Take your glass and slowly approach both glass to nose and nose to glass.

Slowly take a short inspiration and appreciate it.


Move the glass, tilting it to find the way the glass delivers aromas best.

How is it? Light? Strong? Powerful? Write down.

What do you think? How it smells? Bad? Good? Mean? Awesome? Give it a score if you want.

Now try to detail what the whisky smell of? Think of the honey, the barley, the species, the fruits, flowers, the wood of the cask. The whisky is singing about its origins. Just listen to it. Many single malts are really complex, so aromas will arrive to you as a delicious mess. Just write whatever the whisky hit on your mind, most of times you will be right.

If you need close your eyes, yeah! even if it makes you look stupid, as it helps your brain to concentrate on one sense: nose.

Nose the whisky again. Repeat. Repeat. Repeat. You are done with it once you are sure about what you wrote. Keep in mind that all whiskies evolve when they are exposed to open air, so give the whiskies a few minutes to open itself up.

Whisky-o-matic nosing approach

If you want to send your tasting notes to A Wardrobe of Whisky so Whisky-o-matic can use it you need to write the nosing in a special way. Write down the things you nose in the order that appears on the glass, which usually is from most powerful to most delicate aromas, and try to detail as much as possible aromas you get.

So instead of campfire near the seashore that is very poetic you have to write something like peat, smoke, salt, iodine. Got it? If you are not sure if it is apple or pears for example, write fruits or fruits, apple so whisky-o-matic can understand what it is going on.

5. Taste your whisky

Take a small sip of the whisky we are nosing.
How does it feel on the mouth? Is it light, or dense? Does it burn or is it a smooth whisky? Tick, tick , tick.


Take another sip, a generous one, and this time keep it on your mouth while rolling it around. Write down how it taste, it is a similar approach to what you did on the nose. Does it taste sweet? dry? of fruits? Write down.

Swallow it ( or spit ).

What do you think of it? Nice? Bad? Too dry?
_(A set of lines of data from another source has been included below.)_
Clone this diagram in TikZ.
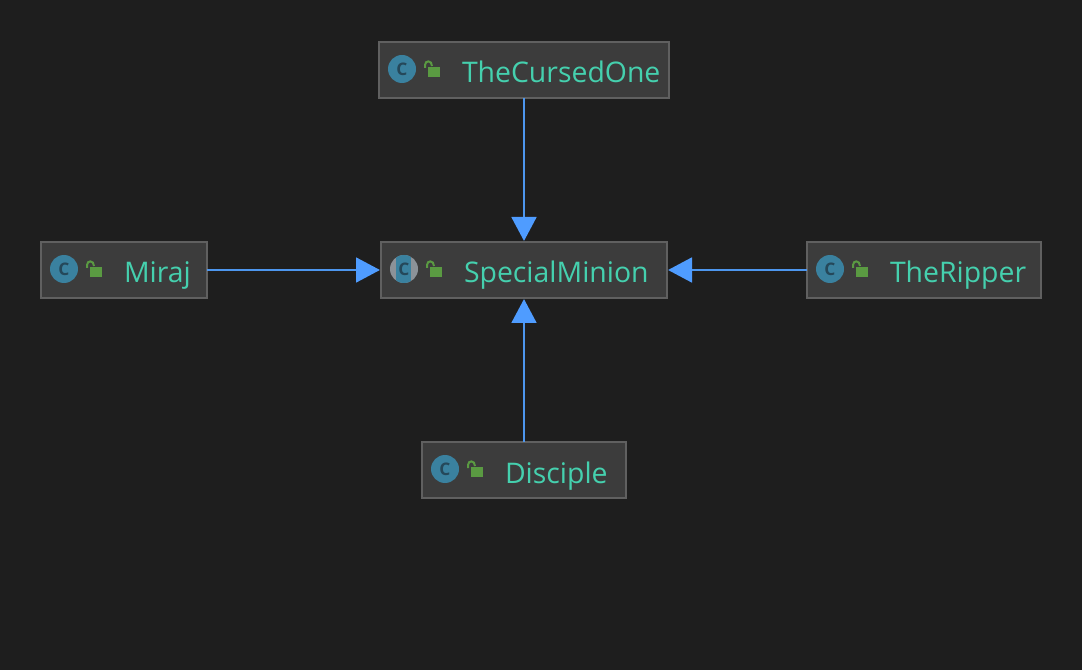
\documentclass[tikz,border=0pt]{standalone}
\usepackage{fontspec}
\setmainfont{Open Sans}
\usepackage{tikz}
\usetikzlibrary{arrows.meta, positioning}
\usepackage{xcolor}
\definecolor{canvasbg}{HTML}{1E1E1E}
\definecolor{boxbg}{HTML}{3C3C3C}
\definecolor{boxline}{HTML}{606060}
\definecolor{nametext}{HTML}{45D0AE}
\definecolor{iconblue}{HTML}{3A819F}
\definecolor{icongrey}{HTML}{8C9298}
\definecolor{iconmark}{HTML}{25485A}
\definecolor{lockgreen}{HTML}{5A9A42}
\definecolor{arrline}{HTML}{4D96EE}
\definecolor{arrhead}{HTML}{4F9CFF}

\newcommand{\classname}[1]{\hspace*{62.25pt}\raisebox{-9.75pt}[0pt][0pt]{#1}}
\newcommand{\classmark}[2]{%
    \begin{scope}[shift={(#1.west)}]
        \node[#2] (#1icon) at (23,-1) {C};
        \fill[lockgreen] (49,-3) rectangle (61,7);
        \draw[lockgreen, line width=1.5pt] (46,-2) -- (46,-5) .. controls (46,-10) and (53,-10) .. (53,-4);
    \end{scope}%
}

\begin{document}
\begin{tikzpicture}[
    x=0.75pt, y=-0.75pt,
    classbox/.style={rectangle, draw=boxline, fill=boxbg, line width=1pt, outer sep=0pt,
                inner xsep=0pt, inner ysep=0pt, minimum height=42pt, align=left,
                text=nametext, font=\fontsize{21.3}{24}\selectfont, text width=#1*0.75pt},
    iconc/.style={circle, fill=iconblue, minimum size=21pt, inner sep=0pt, text=iconmark,
                font=\fontsize{13}{13}\selectfont\bfseries},
    icona/.style={iconc, fill=icongrey, path picture={
                \fill[iconblue] ([xshift=-6pt]path picture bounding box.south) rectangle ([xshift=5.25pt]path picture bounding box.north);}},
    arr/.style={-{Triangle[length=18pt, width=18.5pt, color=arrhead]}, arrline, line width=2.2pt, shorten >=0.75pt}
]
    \fill[canvasbg] (0,0) rectangle (1082,670);

    \node[classbox=286] (spm) at (524,270) {\classname{SpecialMinion}};
    \node[classbox=290, above=108pt of spm] (tco) {\classname{TheCursedOne}};
    \node[classbox=166, left=130.5pt of spm] (mir) {\classname{Miraj}};
    \node[classbox=234, right=105pt of spm] (rip) {\classname{TheRipper}};
    \node[classbox=204, below=108pt of spm] (dis) {\classname{Disciple}};

    \classmark{spm}{icona}
    \classmark{tco}{iconc}
    \classmark{mir}{iconc}
    \classmark{rip}{iconc}
    \classmark{dis}{iconc}

    \draw[arr] (tco) -- (spm);
    \draw[arr] (mir) -- (spm);
    \draw[arr] (rip) -- (spm);
    \draw[arr] (dis) -- (spm);
\end{tikzpicture}
\end{document}
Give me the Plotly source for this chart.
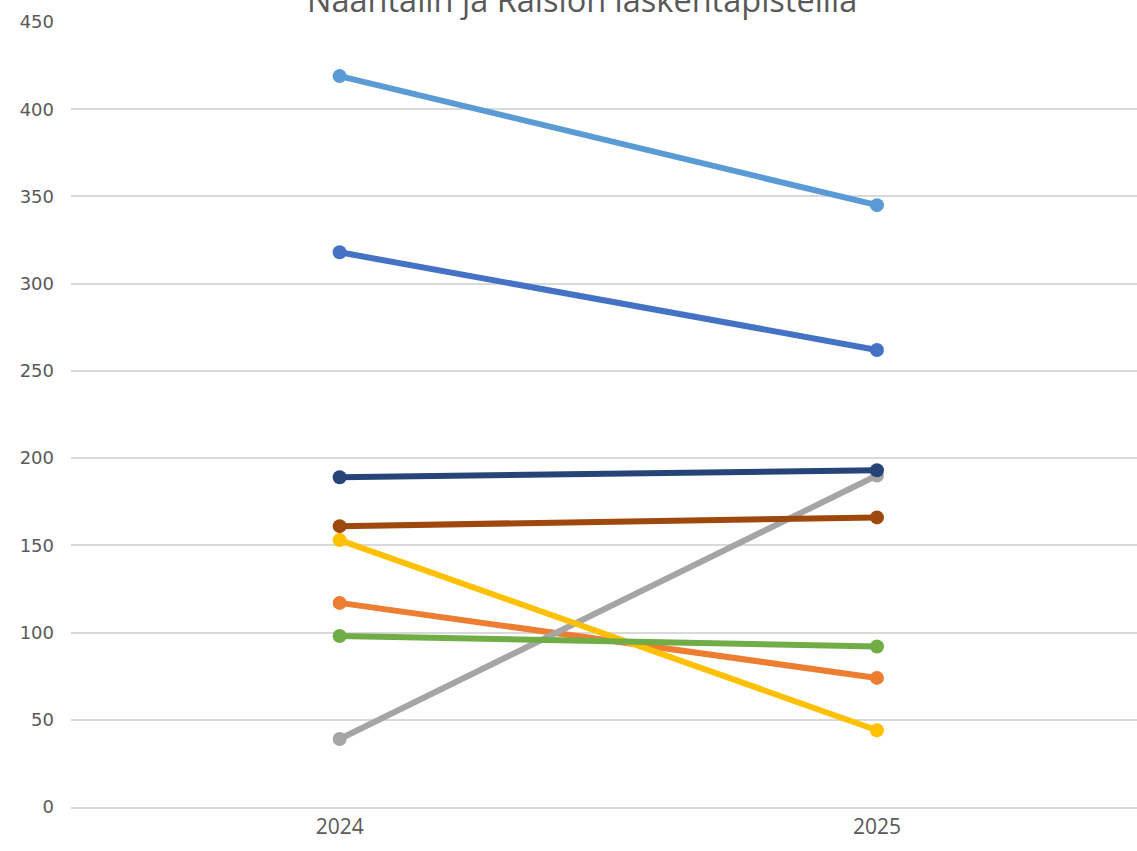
import plotly.graph_objects as go

years = ["2024", "2025"]
series_names = ["Sarja 1", "Sarja 2", "Sarja 3", "Sarja 4", "Sarja 5", "Sarja 6", "Sarja 7", "Sarja 8"]
series_values = [
    [318, 262],
    [117, 74],
    [39, 190],
    [153, 44],
    [419, 345],
    [98, 92],
    [189, 193],
    [161, 166],
]
series_colors = ["#4472C4", "#ED7D31", "#A5A5A5", "#FFC000", "#5B9BD5", "#70AD47", "#264478", "#9E480E"]
title_text = "Naantalin ja Raision laskentapisteillä"

fig = go.Figure()
for name, vals, col in zip(series_names, series_values, series_colors):
    fig.add_trace(go.Scatter(
        x=years, y=vals, name=name, mode="lines+markers",
        line=dict(color=col, width=6),
        marker=dict(color=col, size=14),
    ))

fig.add_annotation(
    text=title_text, xref="paper", yref="paper", x=0.479, y=0.997,
    xanchor="center", yanchor="bottom", showarrow=False,
    font=dict(family="Open Sans, Liberation Sans, sans-serif", size=32.5, color="#595959"),
)

fig.update_layout(
    width=1137, height=851,
    margin=dict(l=71, r=0, t=22, b=44, autoexpand=False),
    paper_bgcolor="white", plot_bgcolor="white",
    showlegend=False,
    font=dict(family="Open Sans, Liberation Sans, sans-serif", color="#595959", size=16),
)
fig.update_xaxes(type="category", range=[-0.5, 1.484], showgrid=False, automargin=False,
                 showline=True, linecolor="#D9D9D9", linewidth=1.5,
                 ticks="", tickfont=dict(family="Open Sans, sans-serif", size=21, color="#595959"))
fig.update_yaxes(range=[0, 450], dtick=50, showgrid=True, gridcolor="#D9D9D9", gridwidth=1.5,
                 zeroline=False, ticks="", ticklabelstandoff=16, automargin=False,
                 tickfont=dict(family="DejaVu Sans, sans-serif", size=18, color="#595959"))

fig.write_html("out.html", config={"displayModeBar": False},
               post_script="document.body.style.margin='0';document.body.style.overflow='hidden';")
Too sweet? Score it if you please.

Have another sip and check that you are happy with what you wrote.

Whisky-o-matic tasting approach

As we did on the nosing, we have to write the most specific terms in the order they appear. For example: honey, malt, spices, cinnamon, nuts, cocoa. Again if you are not sure about the exact term use a generic one like: sweet instead of honey.

6. Listen to how it finish

Bad news! You need another sip.

Have it, swallow ( or spit ) and wait a few seconds. What taste do you have in your mouth right now? How long is it? Do you like? Score it.

7. Compare, check, write!

You are almost done.

Nose a last time to see if everything is as you wrote and now the hardest part.

Try to summarize the experience in a few lines of text, what memories this whisky brings you, which feelings does it trigger on you? Be creative.

Whisky-o-matic approach

Now you can release the poet you have inside, write the most creative two or three lines you can about your whisky.
We will use this on the tasting note.

Now you can upload your tasting note to A Wardrobe of Whisky. Just find the bottle you have tasted and scroll down until you see Tasting notes section

Finishing you tasting session

Now you are done with this whisky. Repeat the process with the rest of them until you are done.

Now before finishing, just ask yourself which one has been your favorite.

Is the favorite the best scored whisky? It should be if you want your scores to be useful for you.
In case it isn’t, just check on the whiskies where the problem could be.